Creating data stories with ScrollyTeller

Ryan Shackleton

Published in

IHME Tech

10 min readSep 8, 2020

ScrollyTeller is a JavaScript library that streamlines the process of building scrolling data stories from tabular data

ScrollyTeller helps take chart and tabular data and convert it to scrollytelling HTML

Introduction

In the last 5+ years, the data visualization community has seen a burgeoning of data storytelling in various forms. A popular format is the “scrollytelling” data story, where scrolling is the primary user interaction; scrolling controls both the pace of narrative text that moves across the screen, and animations within a dynamic data visualization or relevant content. Unlike video content, users can move forwards or backwards at their own pace and the data visualization can contain other interactions that reinforce the data story or allow further exploration of the data. From a web development perspective, the basic technical implementation of scrollytelling is relatively straightforward, and there are great examples of tutorials for how to create them that are described below. That said, there are many moving parts that must be managed: scrolling text, multiple interactive data visualizations, and the usual mobile responsiveness that is made more difficult by scrolling and “sticky” elements.

Bloomberg measles scrolly — Bloomberg’s 2015 scrollyteller on measles outbreaks

I work at the Institute for Health Metrics and Evaluation (IHME), where multiple stakeholders collaborate to create data stories about global health issues.
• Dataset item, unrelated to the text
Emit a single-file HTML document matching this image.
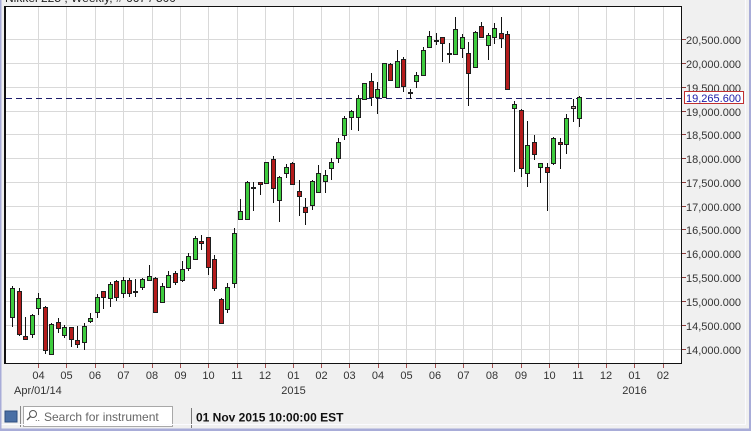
<!DOCTYPE html>
<html><head><meta charset="utf-8"><style>
html,body{margin:0;padding:0;background:#f0f0f0;}
svg{display:block;font-family:"Liberation Sans",sans-serif;}
.g{fill:#3ecc3e;stroke:#1e1e1e;stroke-width:1}
.r{fill:#b41c1c;stroke:#1e1e1e;stroke-width:1}
.w{stroke:#111;stroke-width:1;fill:none}
.ax{font-size:11px;fill:#333}
</style></head><body>
<svg width="751" height="431" viewBox="0 0 751 431" xmlns="http://www.w3.org/2000/svg">
<rect x="0" y="0" width="751" height="431" fill="#f0f0f0"/>
<text x="5" y="2" font-size="12" fill="#222">Nikkei 225 , Weekly, # 667 / 500</text>
<!-- plot area -->
<rect x="5" y="6" width="676" height="358" fill="#fff"/>
<g stroke="#d9d9d9" stroke-width="1">
<path d="M38.5 7V364M66.5 7V364M95.5 7V364M123.5 7V364M152.5 7V364M180.5 7V364M208.5 7V364M237.5 7V364M265.5 7V364M293.5 7V364M321.5 7V364M349.5 7V364M378.5 7V364M406.5 7V364M435.5 7V364M463.5 7V364M492.5 7V364M521.5 7V364M549.5 7V364M578.5 7V364M606.5 7V364M634.5 7V364M663.5 7V364"/>
<path d="M6 39.5H681M6 63.5H681M6 87.5H681M6 111.5H681M6 134.5H681M6 158.5H681M6 182.5H681M6 206.5H681M6 229.5H681M6 253.5H681M6 277.5H681M6 301.5H681M6 325.5H681M6 349.5H681"/>
</g>
<!-- dashed current price line -->
<path d="M6 98.5H681" stroke="#1c1c6a" stroke-width="1" stroke-dasharray="6,4"/>
<!-- wicks -->
<path class="w" d="M12.5 286V327M19.5 288V336M25.5 317V340M32.5 314V338M38.5 293V315M45.5 306V354M51.5 323V354M58.5 318V333M64.5 325V338M71.5 327V347M77.5 326V348M84.5 323V350M90.5 313V323M97.5 294V318M103.5 291V309M110.5 282V307M116.5 280V301M123.5 277V298M129.5 278V297M135.5 279V297M142.5 278V290M149.5 265V281M155.5 277V313M162.5 283V303M168.5 271V288M175.5 271V285M182.5 261V282M188.5 253V271M195.5 236V260M201.5 235V250M208.5 237V275M214.5 255V291M221.5 298V323M227.5 283V313M234.5 228V288M240.5 199V220M247.5 181V220M253.5 182V211M260.5 182V195M266.5 162V183M273.5 156V203M279.5 176V222M286.5 164V178M292.5 162V185M299.5 180V216M305.5 198V225M312.5 180V210M318.5 165V193M325.5 170V193M331.5 158V180M338.5 138V163M344.5 116V140M351.5 110V130M358.5 95V131M364.5 83V99M371.5 73V106M377.5 82V114M384.5 63V98M390.5 63V81M397.5 50V87M403.5 57V92M410.5 89V99M416.5 72V88M423.5 47V76M429.5 31V47M436.5 33V45M442.5 37V62M449.5 43V63M455.5 17V54M462.5 34V58M468.5 42V106M475.5 31V67M481.5 22V38M488.5 33V60M494.5 23V44M501.5 17V48M507.5 31V89M514.5 101V172M521.5 109V177M527.5 121V187M534.5 135V160M540.5 163V183M547.5 163V211M553.5 137V165M560.5 138V169M566.5 114V154M573.5 99V122M579.5 96V127"/>
<!-- bodies -->
<g>
<rect class="g" x="10.5" y="288.5" width="4" height="29"/>
<rect class="r" x="17.5" y="291.5" width="4" height="43"/>
<rect class="r" x="23.5" y="336.5" width="4" height="3"/>
<rect class="g" x="30.5" y="315.5" width="4" height="19"/>
<rect class="g" x="36.5" y="298.5" width="4" height="10"/>
<rect class="r" x="43.5" y="307.5" width="4" height="43"/>
<rect class="g" x="49.5" y="324.5" width="4" height="30"/>
<rect class="r" x="56.5" y="322.5" width="4" height="6"/>
<rect class="g" x="62.5" y="327.5" width="4" height="8"/>
<rect class="r" x="69.5" y="327.5" width="4" height="12"/>
<rect class="r" x="75.5" y="340.5" width="4" height="4"/>
<rect class="g" x="82.5" y="326.5" width="4" height="16"/>
<rect class="g" x="88.5" y="318.5" width="4" height="3"/>
<rect class="g" x="95.5" y="297.5" width="4" height="15"/>
<rect class="r" x="101.5" y="291.5" width="4" height="6"/>
<rect class="g" x="108.5" y="284.5" width="4" height="14"/>
<rect class="r" x="114.5" y="281.5" width="4" height="16"/>
<rect class="g" x="121.5" y="280.5" width="4" height="13"/>
<rect class="r" x="127.5" y="280.5" width="4" height="13"/>
<rect class="r" x="133.5" y="291.5" width="4" height="1"/>
<rect class="g" x="140.5" y="279.5" width="4" height="8"/>
<rect class="g" x="147.5" y="276.5" width="4" height="4"/>
<rect class="r" x="153.5" y="278.5" width="4" height="34"/>
<rect class="g" x="160.5" y="286.5" width="4" height="16"/>
<rect class="g" x="166.5" y="275.5" width="4" height="12"/>
<rect class="r" x="173.5" y="273.5" width="4" height="9"/>
<rect class="g" x="180.5" y="269.5" width="4" height="11"/>
<rect class="g" x="186.5" y="256.5" width="4" height="12"/>
<rect class="g" x="193.5" y="238.5" width="4" height="21"/>
<rect class="r" x="199.5" y="241.5" width="4" height="2"/>
<rect class="r" x="206.5" y="237.5" width="4" height="30"/>
<rect class="r" x="212.5" y="259.5" width="4" height="29"/>
<rect class="r" x="219.5" y="299.5" width="4" height="24"/>
<rect class="g" x="225.5" y="287.5" width="4" height="22"/>
<rect class="g" x="232.5" y="233.5" width="4" height="50"/>
<rect class="g" x="238.5" y="211.5" width="4" height="8"/>
<rect class="g" x="245.5" y="182.5" width="4" height="37"/>
<rect class="r" x="251.5" y="187.5" width="4" height="1"/>
<rect class="r" x="258.5" y="182.5" width="4" height="2"/>
<rect class="g" x="264.5" y="162.5" width="4" height="21"/>
<rect class="r" x="271.5" y="159.5" width="4" height="29"/>
<rect class="g" x="277.5" y="177.5" width="4" height="23"/>
<rect class="g" x="284.5" y="167.5" width="4" height="6"/>
<rect class="r" x="290.5" y="163.5" width="4" height="21"/>
<rect class="r" x="297.5" y="191.5" width="4" height="5"/>
<rect class="r" x="303.5" y="207.5" width="4" height="5"/>
<rect class="g" x="310.5" y="181.5" width="4" height="24"/>
<rect class="g" x="316.5" y="173.5" width="4" height="19"/>
<rect class="g" x="323.5" y="175.5" width="4" height="6"/>
<rect class="g" x="329.5" y="162.5" width="4" height="6"/>
<rect class="g" x="336.5" y="142.5" width="4" height="16"/>
<rect class="g" x="342.5" y="118.5" width="4" height="17"/>
<rect class="g" x="349.5" y="111.5" width="4" height="6"/>
<rect class="g" x="356.5" y="98.5" width="4" height="19"/>
<rect class="g" x="362.5" y="83.5" width="4" height="16"/>
<rect class="r" x="369.5" y="81.5" width="4" height="16"/>
<rect class="g" x="375.5" y="89.5" width="4" height="8"/>
<rect class="g" x="382.5" y="63.5" width="4" height="34"/>
<rect class="r" x="388.5" y="64.5" width="4" height="16"/>
<rect class="g" x="395.5" y="61.5" width="4" height="26"/>
<rect class="r" x="401.5" y="59.5" width="4" height="27"/>
<rect class="r" x="408.5" y="92.5" width="4" height="1"/>
<rect class="g" x="414.5" y="75.5" width="4" height="6"/>
<rect class="g" x="421.5" y="50.5" width="4" height="25"/>
<rect class="g" x="427.5" y="36.5" width="4" height="11"/>
<rect class="r" x="434.5" y="40.5" width="4" height="1"/>
<rect class="r" x="440.5" y="37.5" width="4" height="6"/>
<rect class="r" x="447.5" y="53.5" width="4" height="1"/>
<rect class="g" x="453.5" y="29.5" width="4" height="25"/>
<rect class="g" x="460.5" y="37.5" width="4" height="11"/>
<rect class="r" x="466.5" y="53.5" width="4" height="20"/>
<rect class="g" x="473.5" y="32.5" width="4" height="35"/>
<rect class="r" x="479.5" y="26.5" width="4" height="11"/>
<rect class="g" x="486.5" y="35.5" width="4" height="10"/>
<rect class="g" x="492.5" y="28.5" width="4" height="9"/>
<rect class="r" x="499.5" y="33.5" width="4" height="5"/>
<rect class="r" x="505.5" y="34.5" width="4" height="55"/>
<rect class="g" x="512.5" y="104.5" width="4" height="4"/>
<rect class="r" x="519.5" y="110.5" width="4" height="58"/>
<rect class="g" x="525.5" y="145.5" width="4" height="28"/>
<rect class="r" x="532.5" y="142.5" width="4" height="12"/>
<rect class="g" x="538.5" y="163.5" width="4" height="4"/>
<rect class="r" x="545.5" y="167.5" width="4" height="5"/>
<rect class="g" x="551.5" y="138.5" width="4" height="25"/>
<rect class="r" x="558.5" y="142.5" width="4" height="2"/>
<rect class="g" x="564.5" y="118.5" width="4" height="26"/>
<rect class="r" x="571.5" y="106.5" width="4" height="2" style="fill:#c8a0a0"/>
<rect class="g" x="577.5" y="97.5" width="4" height="21"/>
</g>
<!-- plot border -->
<path d="M5 6V364" stroke="#111" stroke-width="2"/>
<path d="M5 6.5H681.5V363.5H5" stroke="#111" stroke-width="1" fill="none"/>
<!-- right axis ticks -->
<path d="M682 39.5H686M682 63.5H686M682 87.5H686M682 111.5H686M682 134.5H686M682 158.5H686M682 182.5H686M682 206.5H686M682 229.5H686M682 253.5H686M682 277.5H686M682 301.5H686M682 325.5H686M682 349.5H686" stroke="#8b3a3a" stroke-width="1"/>
<g class="ax">
<text x="686" y="44">20,500.000</text>
<text x="686" y="68">20,000.000</text>
<text x="686" y="92">19,500.000</text>
<text x="686" y="116">19,000.000</text>
<text x="686" y="139">18,500.000</text>
<text x="686" y="163">18,000.000</text>
<text x="686" y="187">17,500.000</text>
<text x="686" y="211">17,000.000</text>
<text x="686" y="234">16,500.000</text>
<text x="686" y="258">16,000.000</text>
<text x="686" y="282">15,500.000</text>
<text x="686" y="306">15,000.000</text>
<text x="686" y="330">14,500.000</text>
<text x="686" y="354">14,000.000</text>
</g>
<!-- price label -->
<rect x="684.5" y="91.5" width="59" height="12" fill="#fff" stroke="#c03030" stroke-width="1"/>
<text x="686" y="102" font-size="11" fill="#1a1aa8">19,265.600</text>
<!-- bottom axis ticks -->
<path d="M38.5 364V368M66.5 364V368M95.5 364V368M123.5 364V368M152.5 364V368M180.5 364V368M208.5 364V368M237.5 364V368M265.5 364V368M293.5 364V368M321.5 364V368M349.5 364V368M378.5 364V368M406.5 364V368M435.5 364V368M463.5 364V368M492.5 364V368M521.5 364V368M549.5 364V368M578.5 364V368M606.5 364V368M634.5 364V368M663.5 364V368" stroke="#a05050" stroke-width="1"/>
<g class="ax" text-anchor="middle">
<text x="38.5" y="379">04</text>
<text x="66.5" y="379">05</text>
<text x="95" y="379">06</text>
<text x="123.5" y="379">07</text>
<text x="152" y="379">08</text>
<text x="180.5" y="379">09</text>
<text x="208.5" y="379">10</text>
<text x="237" y="379">11</text>
<text x="265" y="379">12</text>
<text x="293.5" y="379">01</text>
<text x="321.5" y="379">02</text>
<text x="349.5" y="379">03</text>
<text x="378" y="379">04</text>
<text x="406.5" y="379">05</text>
<text x="435" y="379">06</text>
<text x="463.5" y="379">07</text>
<text x="492" y="379">08</text>
<text x="521" y="379">09</text>
<text x="549.5" y="379">10</text>
<text x="578" y="379">11</text>
<text x="606" y="379">12</text>
<text x="634.5" y="379">01</text>
<text x="663" y="379">02</text>
<text x="293.5" y="394">2015</text>
<text x="634.5" y="394">2016</text>
</g>
<text class="ax" x="14" y="394">Apr/01/14</text>
<!-- toolbar -->
<rect x="5" y="411" width="12" height="11" fill="#4a6fa5" stroke="#2e4e80" stroke-width="1"/>
<path d="M20.5 406V427" stroke="#888" stroke-width="1"/>
<rect x="23.5" y="406.5" width="149" height="20" fill="#fff" stroke="#a8a8a8" stroke-width="1"/>
<circle cx="33" cy="414" r="3.5" fill="none" stroke="#555" stroke-width="1"/>
<path d="M30.5 416.5L27 420" stroke="#555" stroke-width="1.3"/>
<text x="35" y="421" font-size="9" fill="#555">..</text>
<text x="44" y="421" font-size="12" fill="#666">Search for instrument</text>
<path d="M191.5 408V428" stroke="#777" stroke-width="1"/>
<text x="196" y="421.5" font-size="12" font-weight="bold" fill="#111">01 Nov 2015 10:00:00 EST</text>
<!-- outer border -->
<path d="M745.5 0V424M0 424.5H746" stroke="#fbfbff" stroke-width="1"/>
<rect x="0" y="0" width="1.5" height="431" fill="#a8acd8"/>
<rect x="749" y="0" width="2" height="431" fill="#a8acd8"/>
<rect x="0" y="428.5" width="751" height="2.5" fill="#a8acd8"/>
</svg>
</body></html>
In an organization context, managing the many components of a data story and the technical infrastructure around them is quite complex. Subject matter experts, data scientists, graphic designers, copywriters, and many other people play a role in the creation of a data story, but few are fluent in HTML or JavaScript. As data visualization developers it is our job to manage all of these elements while also creating complex interactive data visualizations. Because many data stories are time sensitive, streamlining all aspects of the creation process becomes very important, especially the technical aspects. Good storyboarding can make a huge difference in reducing unnecessary code changes and text edits, but modifications to all parts of a data story are common during the creation process.

The Guardian’s groundbreaking 2017 Bussed Out data story

Motivation

Like many other software libraries, ScrollyTeller was created out of frustration. When creating scrollytelling data stories, I encountered several frustrations that centered around the management of editorial text and code.

Too much HTML boilerplate

First, I found that scrollytelling data stories can require a lot of very brittle, boilerplate code and HTML. Here’s an example of some HTML boilerplate you might need to create three text elements that scroll past your chart. There’s a lot of repetition here: each <div> element representing some narrative text (a “step” in scrolly parlance) differs only by the paragraph content and the index of the step, making this ripe for some templating.

Too much JavaScript boilerplate

Another example of brittle, boilerplate code in scrolling stories is the event handling code that links scroll events to actions in the data visualizations. Take Jim Vallandingham’s excellent how-to article describing how to build a scrolling data story. While the article is exceptional and very easy to understand, it’s easy to see how slight changes to the story can result in a lot of code change. I’ve modified Jim’s code slightly below, but the approach is still the same: defining an array of functions to respond to each scroll step.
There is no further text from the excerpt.